Directed by: Véronique Jadin
Distributed by: TBD
Written by Anna Harrison
Inès (Jasmina Douieb) deserves a raise. As legal consultant and de facto secretary of EcoCleanPro, she has been diligently following the wishes of her boss, Patrick (Peter Van Den Begin), for more than a decade, and though she smarts at the casual misogyny of her coworkers, Inès keeps her head down and rolls with the punches. Only when new intern Melody (Laetitia Mampaka) comes along and points out this disparity does Inès begin to consider what she’s owed, yet when Inès goes to demand better treatment from Patrick, a not-entirely-unfortunate accident suddenly alters the office dynamics forever. As Inès and Melody band together to try and cover up the mess, what was up until this point a droller, more cynical (it’s European, after all) version of “The Office” (a lazy comparison, but not entirely untrue) kicks into, if not high gear, then at least a different one.
The movie is strongest when going into proto-slasher mode as Inès enacts her revenge against her coworkers, letting the film shuck off some of its workplace comedy trappings and get a little funky (and surprisingly gory at times). Douieb and Mampaka provide strong enough performances to anchor all of the switching genres in this movie, and even amidst such bloody circumstances, it’s hard not to laugh when Douieb clearly takes such ghoulish glee in Inès’ rampage, a rampage made thornier when the police come—not the real police, mind you, but the finance police, come to check if Patrick has been mismanaging his company.
“Employee of the Month” doesn’t have anything radical to say about gender dynamics in the workforce, but what it does discuss it does so with nuance and a strong dose of cynical enjoyment. It’s not only the men who put down Inès—other women adopt that “alpha male” mindset as well, sneering at Inès for lacking a backbone, and Inès in turn initially refuses to believe Melody was raped by a teacher, thinking that it would be hard for a girl as large as her to be forced into anything. “If it’s rape every time we don’t want it, then everybody… then we all got…,” Inès mumbles, and then it hits her. It’s a testament to Douieb and Mampaka that they can balance the comedic moments with ones like this.

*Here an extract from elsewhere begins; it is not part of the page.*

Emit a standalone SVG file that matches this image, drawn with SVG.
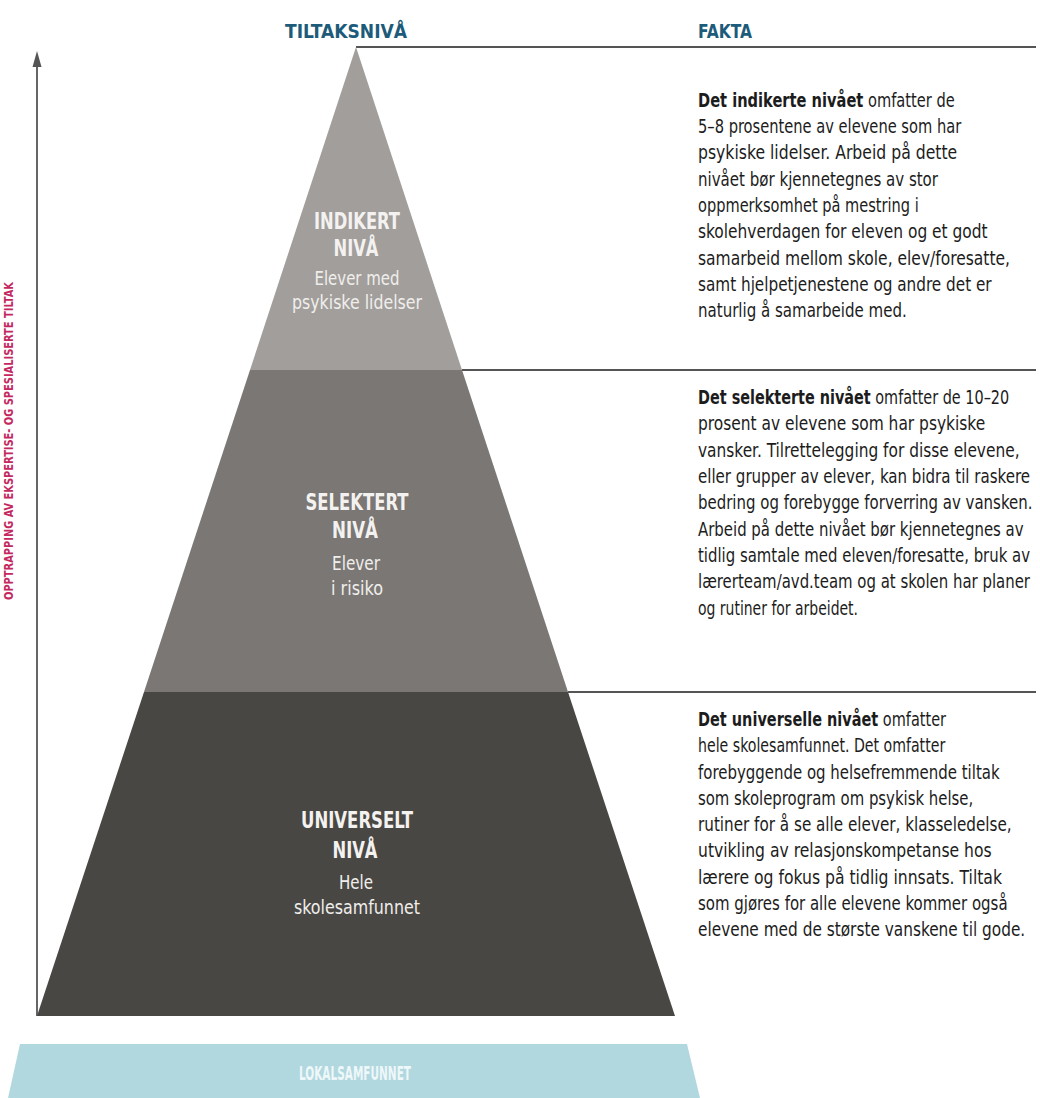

Unfortunately, even with the strong performances and moments of fun, “Employee of the Month” does not entirely live up to the accolades of its title. There have been other feminist revenge stories done better, but there have also been other feminist revenge stories done more poorly; at 70 minutes, “Employee of the Month” feels more like a prolonged sketch than anything, but it’s elevated by moments of fun and moments of intelligence. If you have an hour to spare, there are worse ways to do it.
“Employee of the Month” was screened as part of the 2022 edition of the Tribeca Film Festival.